The Fed chief said Trump had mistakenly included the price tag of another Fed building that had been upgraded in 2021. “You just added in a third building. … It was built five years ago,” Powell said. “It’s not new.”
The president later reiterated his ongoing demand for lower interest rates. At the tour’s conclusion, he dialed down his criticism somewhat. “I don’t want to put that in this category,” Trump said when asked if the cost overruns were a fireable offense. “This is a very expensive job. It got out of control, and that happens.”
Trump is only the third president to visit the Fed in an official capacity, an extremely rare occurrence that illustrates the institution’s usual insulation from politics. President George W. Bush was the last one who made the trek in 2006 for Ben Bernanke’s swearing-in as central bank chief.

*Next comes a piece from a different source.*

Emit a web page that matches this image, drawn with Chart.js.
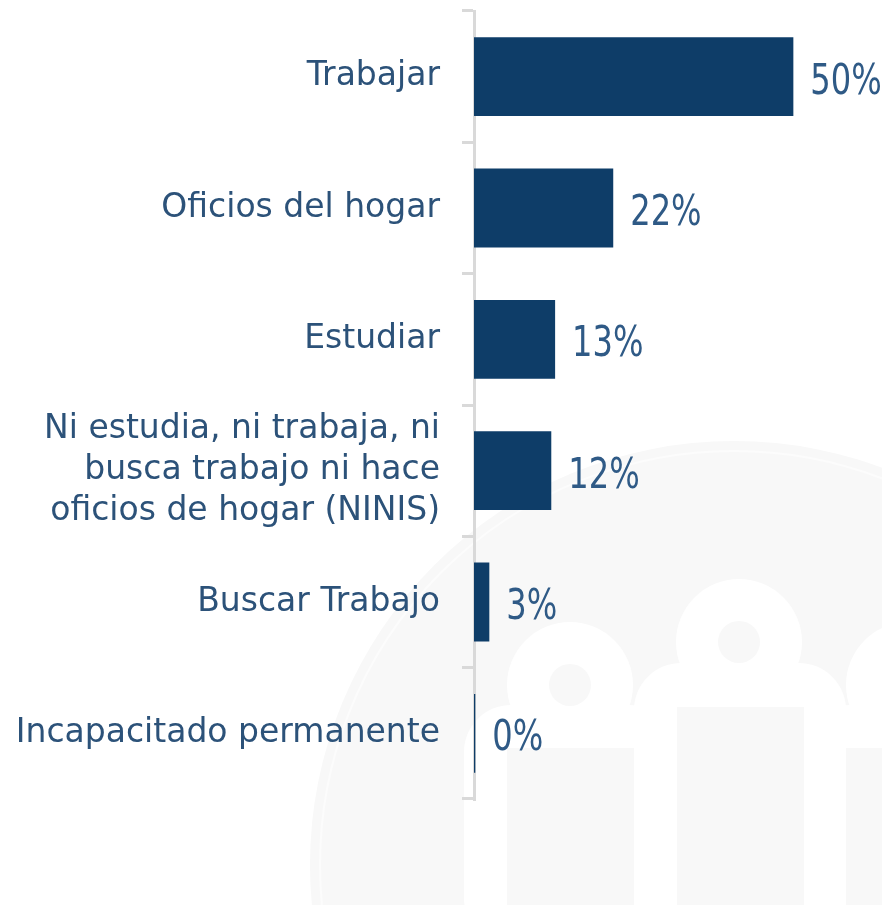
<!DOCTYPE html>
<html>
<head>
<meta charset="utf-8">
<script src="https://cdn.jsdelivr.net/npm/chart.js@4/dist/chart.umd.min.js"></script>
<style>
  html, body { margin: 0; padding: 0; background: #ffffff; }
  #wrap { width: 882px; height: 905px; position: relative; }
</style>
</head>
<body>
<div id="wrap"><canvas id="c" width="882" height="905"></canvas></div>
<script>
const categories = [
  "Trabajar",
  "Oficios del hogar",
  "Estudiar",
  ["Ni estudia, ni trabaja, ni", "busca trabajo ni hace", "oficios de hogar (NINIS)"],
  "Buscar Trabajo",
  "Incapacitado permanente"
];
const values = [50, 21.8, 12.7, 12.1, 2.4, 0.2];
const valueLabels = ["50%", "22%", "13%", "12%", "3%", "0%"];

const barColor = "#0e3d68";
const labelColor = "#2c5279";
const valueColor = "#2f5a86";
const axisColor = "#d9d9d9";
const catFont = "'DejaVu Sans', sans-serif";
const valFont = "'DejaVu Sans Condensed', 'DejaVu Sans', sans-serif";

// faint background watermark (decoration only)
const watermarkPlugin = {
  id: "watermark",
  beforeDraw(chart) {
    const ctx = chart.ctx;
    const H = chart.height;
    ctx.save();
    ctx.fillStyle = "#ffffff";
    ctx.fillRect(0, 0, chart.width, H);
    ctx.beginPath();
    ctx.arc(734, 865, 424, 0, Math.PI * 2);
    ctx.fillStyle = "#f8f8f8";
    ctx.fill();
    ctx.lineWidth = 2;
    ctx.strokeStyle = "#fcfcfc";
    ctx.beginPath();
    ctx.arc(734, 865, 414, 0, Math.PI * 2);
    ctx.stroke();
    const people = [
      { hx: 570, hy: 685, wx: 464, wy: 705, gy: 748 },
      { hx: 739, hy: 642, wx: 634, wy: 663, gy: 707 },
      { hx: 909, hy: 685, wx: 803, wy: 705, gy: 748 }
    ];
    people.forEach(p => {
      ctx.fillStyle = "#ffffff";
      ctx.beginPath();
      ctx.arc(p.hx, p.hy, 63, 0, Math.PI * 2);
      ctx.fill();
      ctx.beginPath();
      ctx.roundRect(p.wx, p.wy, 212, H - p.wy + 40, 47);
      ctx.fill();
    });
    people.forEach(p => {
      ctx.fillStyle = "#f8f8f8";
      ctx.beginPath();
      ctx.arc(p.hx, p.hy, 21, 0, Math.PI * 2);
      ctx.fill();
      ctx.fillRect(p.wx + 43, p.gy, 127, H - p.gy);
    });
    ctx.restore();
  }
};

const valueLabelPlugin = {
  id: "valueLabels",
  afterDatasetsDraw(chart) {
    const ctx = chart.ctx;
    const meta = chart.getDatasetMeta(0);
    ctx.save();
    ctx.fillStyle = valueColor;
    ctx.font = "42px " + valFont;
    ctx.textAlign = "left";
    ctx.textBaseline = "alphabetic";
    meta.data.forEach((bar, i) => {
      ctx.save();
      ctx.translate(bar.x + 17, bar.y + 17);
      ctx.scale(0.85, 1);
      ctx.fillText(valueLabels[i], 0, 0);
      ctx.restore();
    });
    ctx.restore();
  }
};

new Chart(document.getElementById("c"), {
  type: "bar",
  data: {
    labels: categories,
    datasets: [{
      data: values,
      backgroundColor: barColor,
      borderWidth: 0,
      categoryPercentage: 1.0,
      barPercentage: 0.6
    }]
  },
  options: {
    indexAxis: "y",
    responsive: false,
    animation: false,
    layout: { padding: { top: 11, bottom: 106, left: 0, right: 12 } },
    plugins: {
      legend: { display: false },
      tooltip: { enabled: false }
    },
    scales: {
      x: {
        display: false,
        min: 0,
        max: 62
      },
      y: {
        afterFit(scale) {
          scale.width = 474;
          scale.paddingTop = 0;
          scale.paddingBottom = 0;
        },
        border: { display: true, color: axisColor, width: 3 },
        grid: {
          drawOnChartArea: false,
          drawTicks: true,
          tickLength: 12,
          color: axisColor,
          lineWidth: 3
        },
        ticks: {
          color: labelColor,
          padding: 22,
          font: { family: catFont, size: 33, lineHeight: 1.24 }
        }
      }
    }
  },
  plugins: [watermarkPlugin, valueLabelPlugin]
});
</script>
</body>
</html>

Administration officials and their allies have latched onto the ongoing Fed upgrades to its Washington headquarters to allege Powell has bungled the project and to build a case to fire him for cause. The president has mused about firing Powell, only to later downplay the possibility amid warnings of the chaos it could unleash in financial markets. He has been furious about the central bank sitting still on interest rates, arguing it causes the U.S. to overpay interest on its national debt.
Trump joined a visit arranged by White House adviser James Blair, White House budget chief Russell Vought, and Federal Housing Finance Agency director Bill Pulte. The trio form the nucleus of Trump’s scorched-earth campaign against the Fed for its decision not to lower interest rates so far this year. Trump’s tour of the renovation site lasted just over an hour, per the White House schedule. Senate Banking Committee Chair Tim Scott of South Carolina also toured the site.
“What we don’t want to do is the Fed to be playing politics,” Republican Sen. Markwayne Mullin of Oklahoma, a close Trump ally who believes Powell should step aside, said earlier in the day. “And it appears like it is being political right now.”
Trump administration officials had said the president won’t take the drastic step of firing Powell, and will allow him to serve out the last nine months of his term, which ends next May. Legal experts say that Trump ousting Powell would likely set off a lengthy court battle with no guarantee of success for the president.
“He’s not going to fire him,” Treasury Secretary Scott Bessent told MSNBC on Wednesday.
Still, Bessent has aligned himself with the rest of the Trump administration by urging an expansive probe into the Fed’s non-monetary policy operations. He called the Fed “an unaccountable agency” in a Thursday Fox Business interview.
There has long been a bipartisan deference to the Fed in its dual mandate of ensuring stable prices and maximum employment. But there might be a shift underway among Republicans who are lending backup to Trump and demanding more information from the Fed.
On Thursday, GOP Rep. Dan Meuser of Pennsylvania, who chairs a House subcommittee on Oversight and Investigations, sent a letter to Powell seeking more information about the project.
“The Committee is committed to getting answers to better understanding the Federal Reserve’s building renovations,” Brooke Nethercott, a spokesperson for Republicans on the House Financial Services Committee, said in a statement.
That followed a Wednesday letter from Scott to Powell pushing for more documentation to support Powell’s testimony about the renovation.
Still, other corners of the GOP aren’t joining the Trump-led firefight against the Fed.
“‘I’ve said it from day one, it works better for the administration if they can show these folks as being independent and supporting them,” said Republican Sen. Mike Rounds of South Dakota, another member of the banking panel.
Douglas Holtz-Eakin, president of the conservative American Action Forum, called the Trump visit “a sideshow.”
Powell has defended his handling of the renovation project, and sent a letter to the White House last week saying his testimony to Congress about the upgrades were accurate. The Fed published a video of the construction site this week in a Q&A page that showed the installation of blast-resistant windows among other refurbishments.